→ **Required task**:
Retype only what runs from the beginning of the data through the line with "[9.45, -10.50, '5']];"; please omit the pictures and keep every line exact.

-*-

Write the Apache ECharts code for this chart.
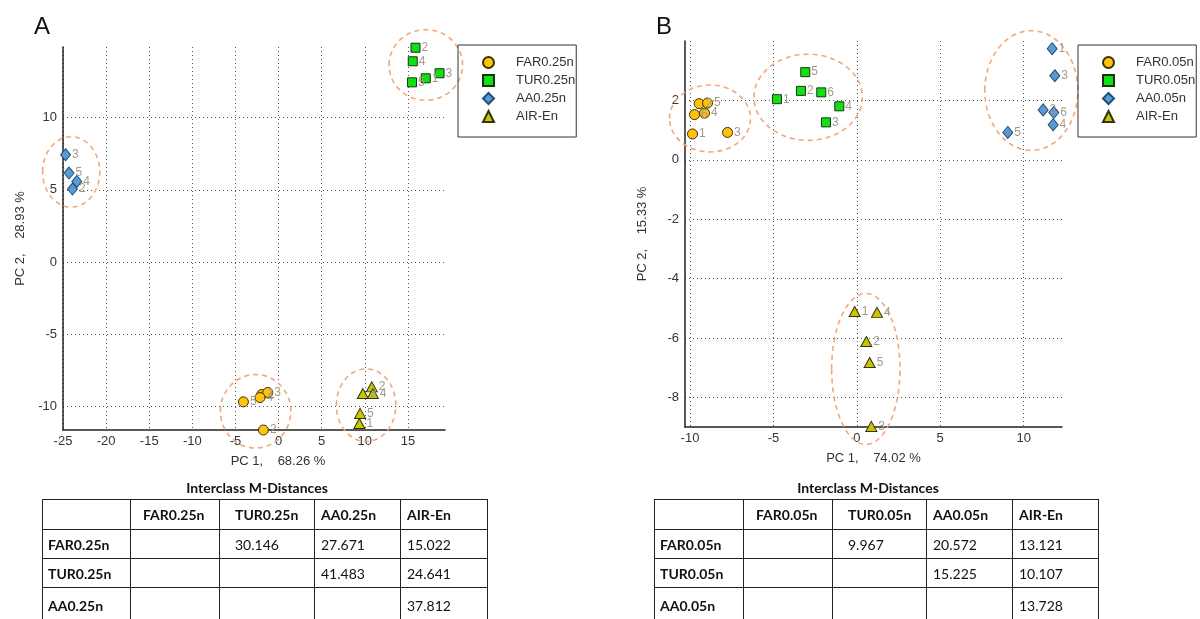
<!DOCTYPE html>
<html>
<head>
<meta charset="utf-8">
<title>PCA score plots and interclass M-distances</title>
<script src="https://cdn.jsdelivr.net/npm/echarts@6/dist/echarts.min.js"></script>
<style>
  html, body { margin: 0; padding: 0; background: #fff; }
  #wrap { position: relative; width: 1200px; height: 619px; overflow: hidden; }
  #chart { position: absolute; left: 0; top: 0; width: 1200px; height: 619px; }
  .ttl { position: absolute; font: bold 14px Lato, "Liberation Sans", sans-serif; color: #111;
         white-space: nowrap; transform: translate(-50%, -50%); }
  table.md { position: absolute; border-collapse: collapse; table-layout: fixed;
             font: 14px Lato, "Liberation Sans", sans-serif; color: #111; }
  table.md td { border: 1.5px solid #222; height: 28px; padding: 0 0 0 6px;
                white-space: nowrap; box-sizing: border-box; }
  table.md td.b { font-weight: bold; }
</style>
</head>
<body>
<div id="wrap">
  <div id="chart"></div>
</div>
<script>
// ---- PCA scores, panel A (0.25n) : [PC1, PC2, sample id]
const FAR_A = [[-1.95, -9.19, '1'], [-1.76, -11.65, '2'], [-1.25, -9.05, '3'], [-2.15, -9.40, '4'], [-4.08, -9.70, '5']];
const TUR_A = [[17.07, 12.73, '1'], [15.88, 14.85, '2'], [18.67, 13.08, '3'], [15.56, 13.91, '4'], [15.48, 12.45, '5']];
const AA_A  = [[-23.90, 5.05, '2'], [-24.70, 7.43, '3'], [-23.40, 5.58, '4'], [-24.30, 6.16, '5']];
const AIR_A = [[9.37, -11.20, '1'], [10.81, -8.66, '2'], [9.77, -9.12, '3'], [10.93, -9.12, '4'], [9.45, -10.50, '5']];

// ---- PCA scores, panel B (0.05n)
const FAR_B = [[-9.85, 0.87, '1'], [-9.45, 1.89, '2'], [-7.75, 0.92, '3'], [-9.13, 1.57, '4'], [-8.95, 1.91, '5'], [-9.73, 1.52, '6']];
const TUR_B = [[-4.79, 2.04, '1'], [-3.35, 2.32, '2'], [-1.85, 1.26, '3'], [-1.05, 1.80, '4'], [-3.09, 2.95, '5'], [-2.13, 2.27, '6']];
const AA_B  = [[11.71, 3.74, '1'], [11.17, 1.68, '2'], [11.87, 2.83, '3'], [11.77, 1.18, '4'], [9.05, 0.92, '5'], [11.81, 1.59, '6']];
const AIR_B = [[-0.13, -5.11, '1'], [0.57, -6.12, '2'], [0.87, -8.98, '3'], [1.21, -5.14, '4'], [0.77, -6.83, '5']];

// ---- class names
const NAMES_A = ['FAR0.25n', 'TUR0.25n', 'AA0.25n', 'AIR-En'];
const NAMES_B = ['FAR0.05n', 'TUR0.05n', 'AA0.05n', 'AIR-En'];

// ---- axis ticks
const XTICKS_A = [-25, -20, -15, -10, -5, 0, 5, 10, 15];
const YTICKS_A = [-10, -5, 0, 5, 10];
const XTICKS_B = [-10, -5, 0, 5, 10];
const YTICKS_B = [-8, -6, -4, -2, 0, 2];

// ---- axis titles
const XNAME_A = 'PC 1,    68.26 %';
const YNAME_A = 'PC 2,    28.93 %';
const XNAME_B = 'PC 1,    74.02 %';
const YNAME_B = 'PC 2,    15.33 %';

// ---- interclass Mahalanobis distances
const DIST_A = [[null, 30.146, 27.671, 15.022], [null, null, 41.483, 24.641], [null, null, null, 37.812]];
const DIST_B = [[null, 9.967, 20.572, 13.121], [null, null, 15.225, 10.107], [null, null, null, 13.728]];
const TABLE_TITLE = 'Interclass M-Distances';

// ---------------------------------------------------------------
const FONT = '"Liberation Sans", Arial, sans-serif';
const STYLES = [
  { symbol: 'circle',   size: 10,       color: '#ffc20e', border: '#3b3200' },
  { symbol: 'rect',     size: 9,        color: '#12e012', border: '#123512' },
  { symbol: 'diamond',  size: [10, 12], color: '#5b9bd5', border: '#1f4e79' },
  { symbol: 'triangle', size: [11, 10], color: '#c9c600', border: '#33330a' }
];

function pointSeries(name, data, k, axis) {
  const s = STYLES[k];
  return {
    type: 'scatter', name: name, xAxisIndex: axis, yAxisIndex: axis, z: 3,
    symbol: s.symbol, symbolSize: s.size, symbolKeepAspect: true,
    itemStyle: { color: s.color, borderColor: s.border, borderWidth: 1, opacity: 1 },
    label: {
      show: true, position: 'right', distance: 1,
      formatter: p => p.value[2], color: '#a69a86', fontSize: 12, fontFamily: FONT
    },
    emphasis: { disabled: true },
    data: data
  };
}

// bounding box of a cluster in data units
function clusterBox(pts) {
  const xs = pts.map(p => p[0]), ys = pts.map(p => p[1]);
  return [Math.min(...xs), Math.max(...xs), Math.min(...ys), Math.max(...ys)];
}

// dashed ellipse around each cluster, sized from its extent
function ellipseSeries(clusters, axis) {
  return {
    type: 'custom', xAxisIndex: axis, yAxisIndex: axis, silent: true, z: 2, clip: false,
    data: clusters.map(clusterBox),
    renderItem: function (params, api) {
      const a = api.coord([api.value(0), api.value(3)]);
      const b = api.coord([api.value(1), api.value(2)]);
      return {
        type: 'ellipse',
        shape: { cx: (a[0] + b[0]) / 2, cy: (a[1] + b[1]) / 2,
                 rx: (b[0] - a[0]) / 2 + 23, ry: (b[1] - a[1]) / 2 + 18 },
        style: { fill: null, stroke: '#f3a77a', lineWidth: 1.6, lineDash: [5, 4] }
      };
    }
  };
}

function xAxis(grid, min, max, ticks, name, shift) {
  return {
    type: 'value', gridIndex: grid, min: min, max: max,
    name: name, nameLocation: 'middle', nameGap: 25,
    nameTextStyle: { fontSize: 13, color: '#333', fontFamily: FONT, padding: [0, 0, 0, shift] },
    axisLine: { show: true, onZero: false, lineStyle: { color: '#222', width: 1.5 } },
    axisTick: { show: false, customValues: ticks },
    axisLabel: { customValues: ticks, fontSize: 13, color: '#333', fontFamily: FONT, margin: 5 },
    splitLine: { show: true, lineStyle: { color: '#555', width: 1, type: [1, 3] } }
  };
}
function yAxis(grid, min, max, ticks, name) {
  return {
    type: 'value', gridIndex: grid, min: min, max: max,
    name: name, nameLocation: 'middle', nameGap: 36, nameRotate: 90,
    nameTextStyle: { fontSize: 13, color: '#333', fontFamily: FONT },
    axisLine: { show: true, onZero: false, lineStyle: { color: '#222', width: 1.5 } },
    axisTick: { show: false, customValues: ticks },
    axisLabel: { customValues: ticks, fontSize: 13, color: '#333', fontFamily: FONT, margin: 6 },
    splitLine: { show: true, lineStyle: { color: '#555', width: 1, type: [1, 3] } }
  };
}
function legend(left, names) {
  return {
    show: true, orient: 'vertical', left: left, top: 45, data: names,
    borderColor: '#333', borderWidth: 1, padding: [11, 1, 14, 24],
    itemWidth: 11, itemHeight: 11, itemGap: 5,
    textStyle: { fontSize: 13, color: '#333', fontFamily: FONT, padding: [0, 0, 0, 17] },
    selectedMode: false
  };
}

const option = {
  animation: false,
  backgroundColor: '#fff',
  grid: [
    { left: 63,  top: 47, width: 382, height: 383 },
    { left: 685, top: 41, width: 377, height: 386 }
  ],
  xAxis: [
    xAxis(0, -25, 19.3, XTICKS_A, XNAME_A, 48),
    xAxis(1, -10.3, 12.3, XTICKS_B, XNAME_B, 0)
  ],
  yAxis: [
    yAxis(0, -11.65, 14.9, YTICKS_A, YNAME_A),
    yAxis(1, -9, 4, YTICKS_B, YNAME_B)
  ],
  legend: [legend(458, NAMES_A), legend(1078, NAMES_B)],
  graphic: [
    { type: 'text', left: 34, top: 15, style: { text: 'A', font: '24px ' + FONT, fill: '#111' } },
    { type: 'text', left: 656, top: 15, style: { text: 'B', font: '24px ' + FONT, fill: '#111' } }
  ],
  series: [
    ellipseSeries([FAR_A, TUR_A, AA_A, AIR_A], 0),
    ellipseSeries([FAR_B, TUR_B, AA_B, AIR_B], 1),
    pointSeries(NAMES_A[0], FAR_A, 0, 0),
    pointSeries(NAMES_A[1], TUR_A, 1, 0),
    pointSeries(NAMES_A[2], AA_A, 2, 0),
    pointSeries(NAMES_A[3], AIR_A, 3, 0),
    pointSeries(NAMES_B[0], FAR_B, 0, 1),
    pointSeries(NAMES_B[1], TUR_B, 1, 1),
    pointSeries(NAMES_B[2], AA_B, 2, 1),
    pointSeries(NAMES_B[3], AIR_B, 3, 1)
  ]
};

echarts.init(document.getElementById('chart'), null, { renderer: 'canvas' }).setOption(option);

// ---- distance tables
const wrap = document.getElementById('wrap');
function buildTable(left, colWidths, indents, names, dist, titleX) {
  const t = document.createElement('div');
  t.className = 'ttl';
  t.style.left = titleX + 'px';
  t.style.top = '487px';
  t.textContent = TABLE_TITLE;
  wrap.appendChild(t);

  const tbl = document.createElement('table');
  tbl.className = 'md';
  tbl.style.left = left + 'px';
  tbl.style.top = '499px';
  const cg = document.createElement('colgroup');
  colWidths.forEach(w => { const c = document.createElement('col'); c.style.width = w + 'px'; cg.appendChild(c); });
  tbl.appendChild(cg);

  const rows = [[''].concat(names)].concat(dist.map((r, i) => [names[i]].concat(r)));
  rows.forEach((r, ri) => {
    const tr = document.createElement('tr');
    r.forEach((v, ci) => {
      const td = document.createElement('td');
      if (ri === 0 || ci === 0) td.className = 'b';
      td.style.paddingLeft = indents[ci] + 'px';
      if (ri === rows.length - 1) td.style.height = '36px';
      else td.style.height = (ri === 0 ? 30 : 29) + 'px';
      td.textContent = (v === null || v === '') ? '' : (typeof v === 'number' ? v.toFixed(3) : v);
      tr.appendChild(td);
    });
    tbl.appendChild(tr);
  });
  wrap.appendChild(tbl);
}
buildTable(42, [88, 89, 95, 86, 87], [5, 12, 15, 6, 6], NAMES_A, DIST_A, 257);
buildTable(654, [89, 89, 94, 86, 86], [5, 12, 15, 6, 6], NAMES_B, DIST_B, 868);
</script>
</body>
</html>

-*-

→ **Result**:
Write the Apache ECharts code for this chart.
<!DOCTYPE html>
<html>
<head>
<meta charset="utf-8">
<title>PCA score plots and interclass M-distances</title>
<script src="https://cdn.jsdelivr.net/npm/echarts@6/dist/echarts.min.js"></script>
<style>
  html, body { margin: 0; padding: 0; background: #fff; }
  #wrap { position: relative; width: 1200px; height: 619px; overflow: hidden; }
  #chart { position: absolute; left: 0; top: 0; width: 1200px; height: 619px; }
  .ttl { position: absolute; font: bold 14px Lato, "Liberation Sans", sans-serif; color: #111;
         white-space: nowrap; transform: translate(-50%, -50%); }
  table.md { position: absolute; border-collapse: collapse; table-layout: fixed;
             font: 14px Lato, "Liberation Sans", sans-serif; color: #111; }
  table.md td { border: 1.5px solid #222; height: 28px; padding: 0 0 0 6px;
                white-space: nowrap; box-sizing: border-box; }
  table.md td.b { font-weight: bold; }
</style>
</head>
<body>
<div id="wrap">
  <div id="chart"></div>
</div>
<script>
// ---- PCA scores, panel A (0.25n) : [PC1, PC2, sample id]
const FAR_A = [[-1.95, -9.19, '1'], [-1.76, -11.65, '2'], [-1.25, -9.05, '3'], [-2.15, -9.40, '4'], [-4.08, -9.70, '5']];
const TUR_A = [[17.07, 12.73, '1'], [15.88, 14.85, '2'], [18.67, 13.08, '3'], [15.56, 13.91, '4'], [15.48, 12.45, '5']];
const AA_A  = [[-23.90, 5.05, '2'], [-24.70, 7.43, '3'], [-23.40, 5.58, '4'], [-24.30, 6.16, '5']];
const AIR_A = [[9.37, -11.20, '1'], [10.81, -8.66, '2'], [9.77, -9.12, '3'], [10.93, -9.12, '4'], [9.45, -10.50, '5']];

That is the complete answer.